In the round, three new chapters of the agreement were closed: transparency, good regulatory practices and sanitary and phytosanitary measures, or measures related the plant and animal sanitation.

US trade representative Robert Lighthizer said the progress has been slow as "only six chapters out of 30 have been closed."

Mexico's economy minister, Ildefonso Guajardo said "in this round we grew 100pc as we only had closed three chapters in all rounds, and now, in just one, we closed another three."

The energy chapter along with the telecommunications, obstacles in trade, financial services, companies and State properties are also "a hand away from closing."

The exact details of the measures outlined by Trump are not clear. Trump's principal trade adviser Peter Navarro, an academic who opposes free trade and foreign investment, appears to have been behind the proposal.

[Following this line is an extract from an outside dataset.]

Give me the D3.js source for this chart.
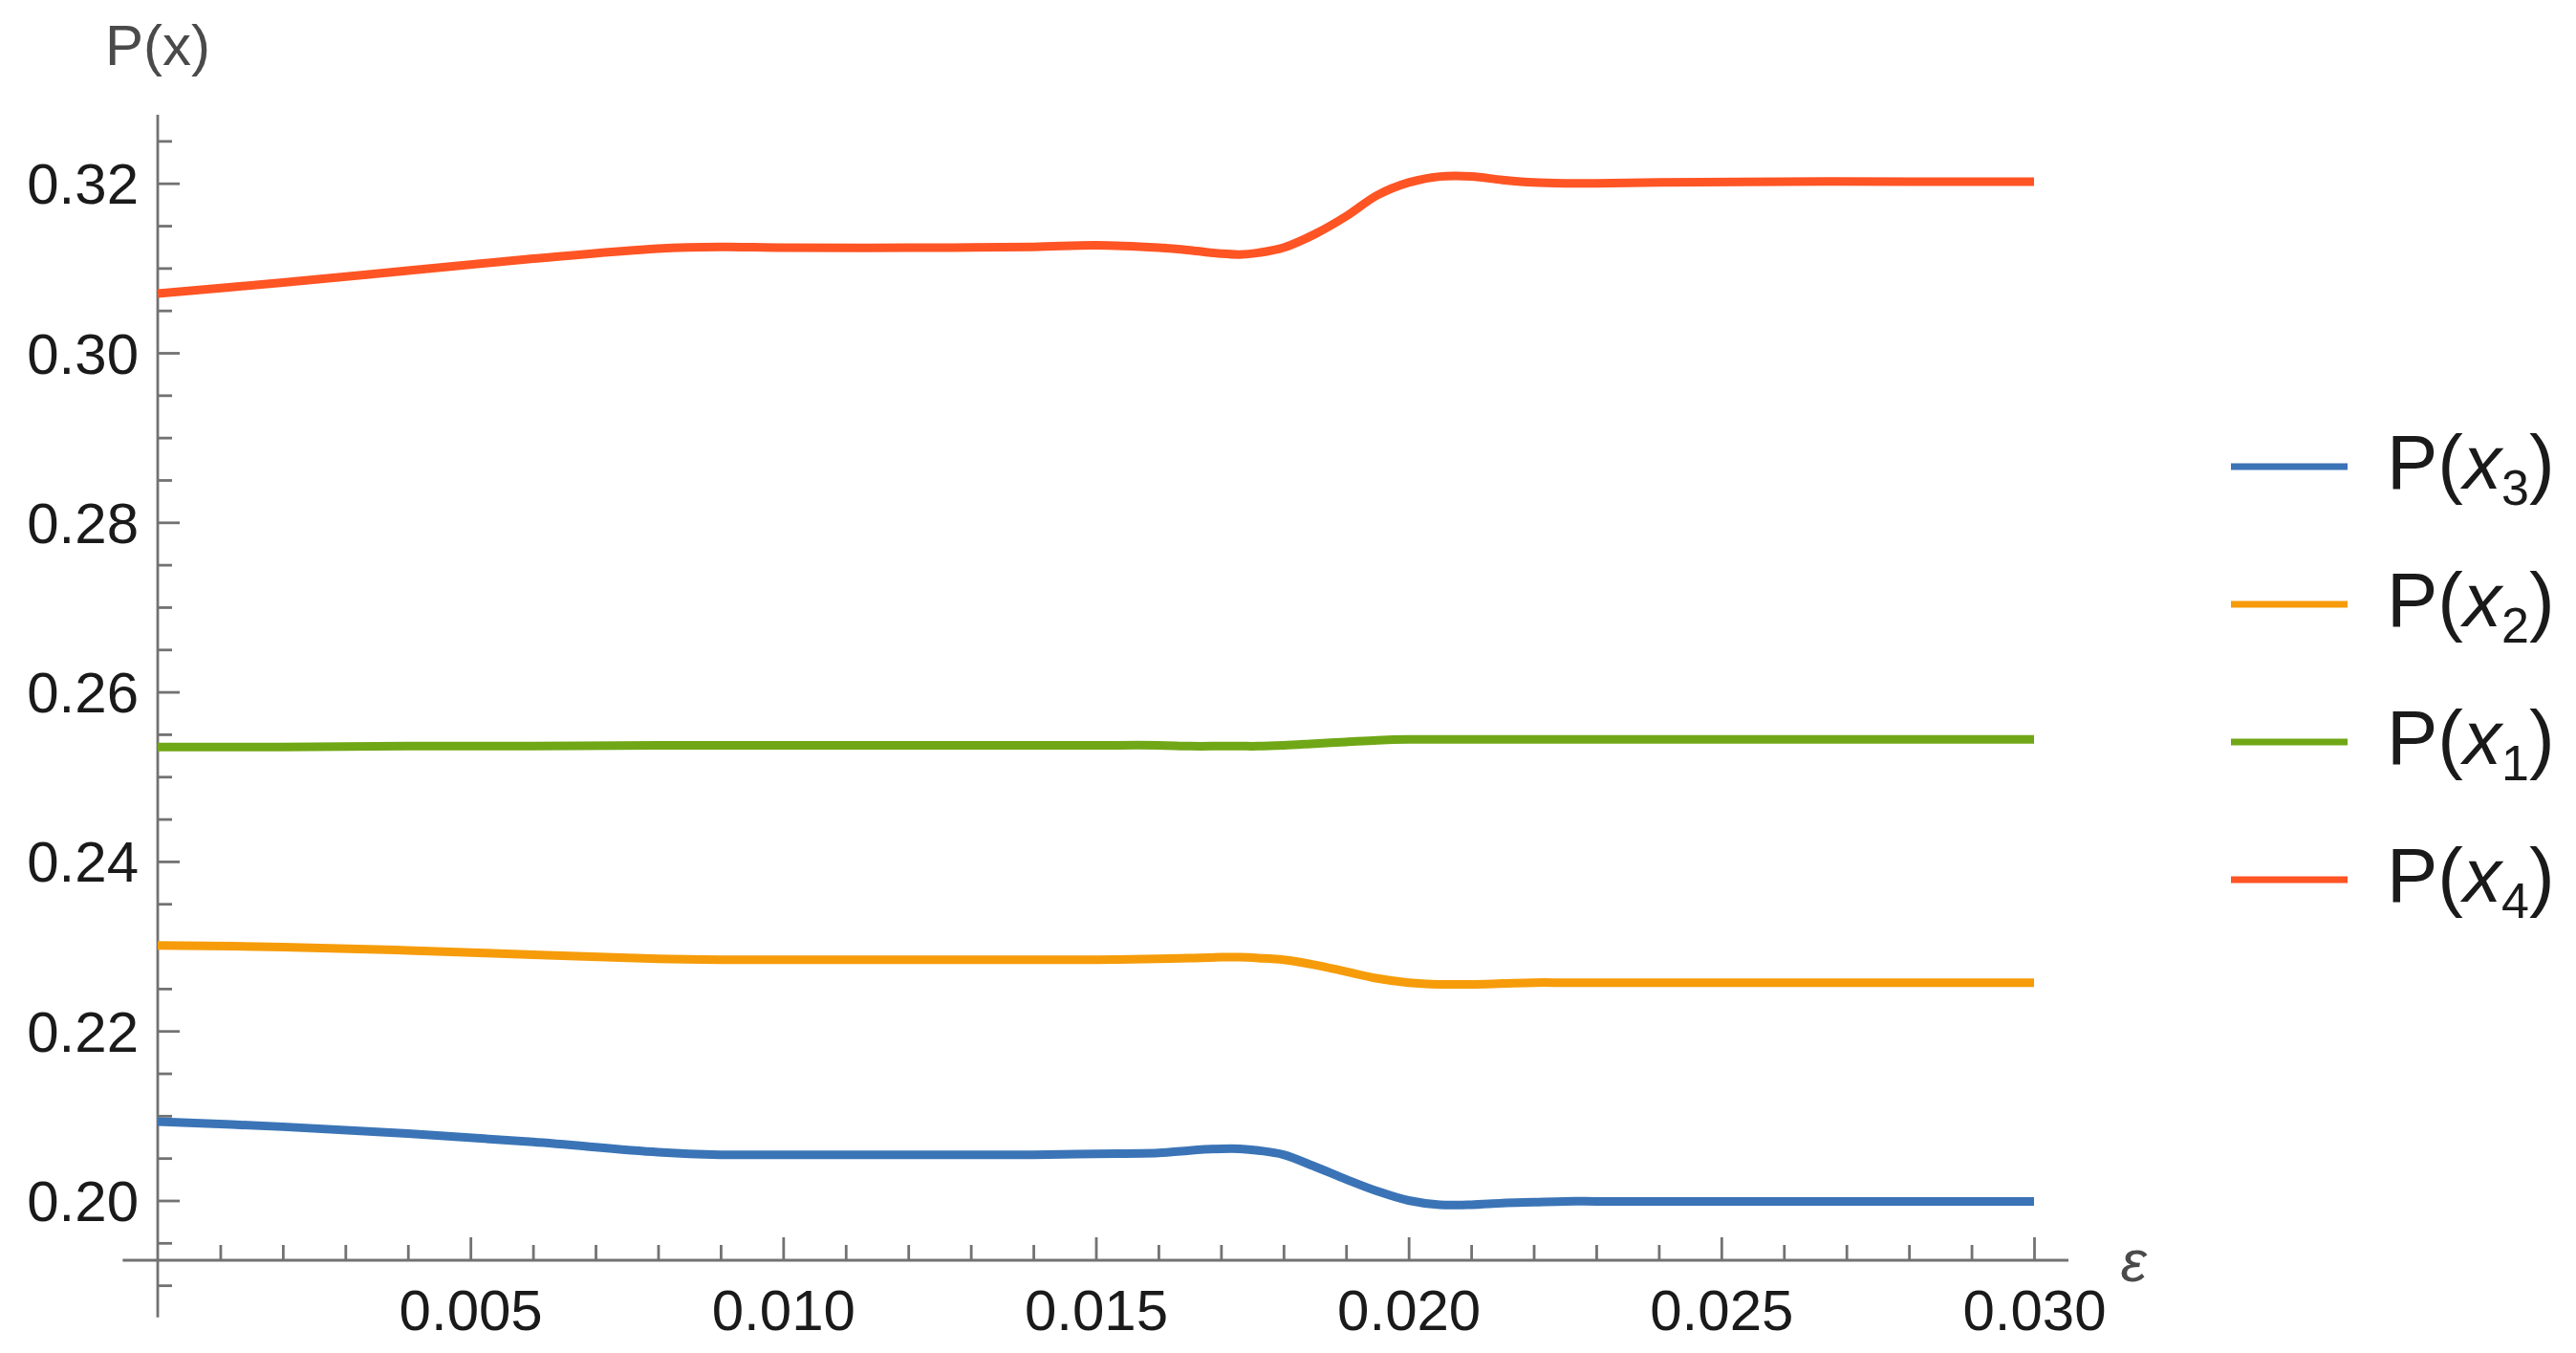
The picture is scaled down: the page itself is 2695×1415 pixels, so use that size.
<!DOCTYPE html>
<html>
<head>
<meta charset="utf-8">
<script src="https://cdn.jsdelivr.net/npm/d3@7"></script>
<style>
  html, body { margin: 0; padding: 0; background: #fff; }
  svg { display: block; }
  text { font-family: "Liberation Sans", Arial, sans-serif; }
</style>
</head>
<body>
<svg id="chart" width="2695" height="1415"></svg>
<script>
// ---------- data ----------
const eps = [0, 0.002, 0.004, 0.006, 0.008, 0.009, 0.010, 0.012, 0.014, 0.015, 0.016, 0.0165, 0.017, 0.0173, 0.0176, 0.018, 0.0185, 0.019, 0.0195, 0.020, 0.0205, 0.021, 0.0215, 0.022, 0.0225, 0.023, 0.024, 0.026, 0.028, 0.030];

const px4 = [0.3070, 0.3083, 0.3097, 0.3111, 0.3123, 0.3125, 0.3124, 0.3124, 0.3125, 0.3127, 0.3124, 0.3121, 0.3117, 0.3116, 0.3118, 0.3124, 0.3140, 0.3161, 0.3186, 0.3201, 0.3208, 0.3208, 0.3204, 0.3201, 0.3200, 0.3200, 0.3201, 0.3202, 0.3202, 0.3202];
const px1 = [0.2535, 0.2535, 0.2536, 0.2536, 0.2537, 0.2537, 0.2537, 0.2537, 0.2537, 0.2537, 0.2537, 0.2536, 0.2536, 0.2536, 0.2536, 0.2537, 0.2539, 0.2541, 0.2543, 0.2544, 0.2544, 0.2544, 0.2544, 0.2544, 0.2544, 0.2544, 0.2544, 0.2544, 0.2544, 0.2544];
const px2 = [0.2301, 0.2299, 0.2295, 0.2290, 0.2285, 0.2284, 0.2284, 0.2284, 0.2284, 0.2284, 0.2285, 0.2286, 0.2287, 0.2287, 0.2286, 0.2284, 0.2278, 0.2270, 0.2262, 0.2257, 0.2255, 0.2255, 0.2256, 0.2257, 0.2257, 0.2257, 0.2257, 0.2257, 0.2257, 0.2257];
const px3 = [0.2093, 0.2087, 0.2079, 0.2069, 0.2057, 0.2054, 0.2054, 0.2054, 0.2054, 0.2055, 0.2056, 0.2059, 0.2061, 0.2061, 0.2059, 0.2054, 0.2040, 0.2025, 0.2011, 0.2000, 0.1995, 0.1995, 0.1997, 0.1998, 0.1999, 0.1999, 0.1999, 0.1999, 0.1999, 0.1999];

const seriesNames = ["P(x3)", "P(x2)", "P(x1)", "P(x4)"]; // legend order
const seriesSubs = ["3", "2", "1", "4"];
const seriesValues = [px3, px2, px1, px4];
const seriesColors = ["#3b74b6", "#f69c0a", "#70a716", "#ff5424"];

const xMajorTicks = [0.005, 0.010, 0.015, 0.020, 0.025, 0.030];
const xTickLabels = ["0.005", "0.010", "0.015", "0.020", "0.025", "0.030"];
const yMajorTicks = [0.20, 0.22, 0.24, 0.26, 0.28, 0.30, 0.32];
const yTickLabels = ["0.20", "0.22", "0.24", "0.26", "0.28", "0.30", "0.32"];

// ---------- layout ----------
const svg = d3.select("#chart");
svg.append("rect").attr("width", 2695).attr("height", 1415).attr("fill", "#fff");

const x = d3.scaleLinear().domain([0, 0.03]).range([165, 2128]);
const y = d3.scaleLinear().domain([0.20, 0.32]).range([1255.5, 191.7]);

const xAxisAt = 0.19295;      // y value where horizontal axis sits
const xAxisExtent = [-0.00056, 0.03055];
const yAxisExtent = [0.1862, 0.3281];

const axisColor = "#727272";
const labelColor = "#1a1a1a";
const fontSize = 60;

// minor ticks
const xMinor = d3.range(1, 31).map(i => i / 1000).filter(v => !xMajorTicks.some(m => Math.abs(m - v) < 1e-9));
const yMinor = d3.range(38, 66).map(i => i * 0.005).filter(v => !yMajorTicks.some(m => Math.abs(m - v) < 1e-9));

// X axis (ticks point upward)
const gx = svg.append("g").attr("transform", `translate(0,${y(xAxisAt)})`);
gx.call(d3.axisBottom(x).tickValues(xMinor).tickSize(-16).tickFormat(""));
gx.call(g => g.selectAll(".domain").remove());
const gx2 = svg.append("g").attr("transform", `translate(0,${y(xAxisAt)})`);
gx2.call(d3.axisBottom(x).tickValues(xMajorTicks).tickSize(-24).tickPadding(30)
  .tickFormat((d, i) => xTickLabels[i]));
gx2.call(g => g.selectAll(".domain").remove());
svg.append("line")
  .attr("x1", x(xAxisExtent[0])).attr("x2", x(xAxisExtent[1]))
  .attr("y1", y(xAxisAt)).attr("y2", y(xAxisAt));

// Y axis (ticks point right)
const gy = svg.append("g").attr("transform", `translate(${x(0)},0)`);
gy.call(d3.axisLeft(y).tickValues(yMinor).tickSize(-15).tickFormat(""));
gy.call(g => g.selectAll(".domain").remove());
const gy2 = svg.append("g").attr("transform", `translate(${x(0)},0)`);
gy2.call(d3.axisLeft(y).tickValues(yMajorTicks).tickSize(-23).tickPadding(20)
  .tickFormat((d, i) => yTickLabels[i]));
gy2.call(g => g.selectAll(".domain").remove());
svg.append("line")
  .attr("x1", x(0)).attr("x2", x(0))
  .attr("y1", y(yAxisExtent[0])).attr("y2", y(yAxisExtent[1]));

svg.selectAll("line").attr("stroke", axisColor).attr("stroke-width", 2.8);
svg.selectAll(".tick line").attr("stroke", axisColor).attr("stroke-width", 2.8);
svg.selectAll(".tick text")
  .attr("fill", labelColor)
  .style("font-family", "'Liberation Sans', Arial, sans-serif")
  .style("font-size", fontSize + "px");
gy2.selectAll(".tick text").attr("dy", "0.35em");

// axis labels
svg.append("text")
  .attr("x", x(0)).attr("y", 68)
  .attr("text-anchor", "middle")
  .attr("fill", "#4a4a4a")
  .style("font-size", "60px")
  .text("P(x)");

svg.append("text")
  .attr("x", 2232).attr("y", 1340)
  .attr("text-anchor", "middle")
  .attr("fill", "#4a4a4a")
  .style("font-size", "62px")
  .style("font-style", "italic")
  .text("ε");

// ---------- lines ----------
const line = d3.line()
  .x((d, i) => x(eps[i]))
  .y(d => y(d))
  .curve(d3.curveCatmullRom.alpha(0.5));

// draw in order so red is on top as in reference
const drawOrder = [2, 1, 0, 3];
drawOrder.forEach(k => {
  svg.append("path")
    .datum(seriesValues[k])
    .attr("d", line)
    .attr("fill", "none")
    .attr("stroke", seriesColors[k])
    .attr("stroke-width", 9)
    .attr("stroke-linejoin", "round")
    .attr("stroke-linecap", "butt");
});

// ---------- legend ----------
const legendRowY = [488, 632, 776, 920];
const legend = svg.append("g");
seriesNames.forEach((name, i) => {
  const cy = legendRowY[i];
  legend.append("line")
    .attr("x1", 2334).attr("x2", 2456)
    .attr("y1", cy).attr("y2", cy)
    .attr("stroke", seriesColors[i])
    .attr("stroke-width", 7);
  const t = legend.append("text")
    .attr("x", 2497).attr("y", cy + 23)
    .attr("fill", labelColor)
    .style("font-size", "80px");
  t.append("tspan").text("P(");
  t.append("tspan").style("font-style", "italic").text("x");
  t.append("tspan").attr("dy", 17).style("font-size", "52px").text(seriesSubs[i]);
  t.append("tspan").attr("dy", -17).text(")");
});
</script>
</body>
</html>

Mexico and Canada were granted exemptions from steel tariffs imposed by the US in 2002 as it would have faced penalties under Nafta otherwise. But Navarro in a televised interview yesterday said no country would be exempt from the tariff proposal. "As soon as (Trump) starts exempting countries, he has to raise the tariff on everybody else. As soon as he exempts one country, his phone starts ringing from heads of state of other countries."

Some US lawmakers are proposing an exemption for Canada and other countries, suggesting that the administration focus its protectionist measures on China instead.

But Navarro said the approach would not work. "It is not a China problem. You cannot get from here to Beijing and solve this problem."

Trump promised to unveil the measure this week. But Navarro and commerce secretary Wilbur Ross said Trump's economic team is still working out details of the proposal.

US energy industry groups have expressed opposition. "Implementing this trade policy could create confusion in supply chains, unnecessary costs and impacts to US capital intensive projects, and threaten high-paying industry jobs," the American Petroleum Institute said.

The US energy industry also has urged the administration to preserve Nafta in its current form if modernization talks do not yield immediate results. Mexico is a growing market for US refiners and natural gas producers.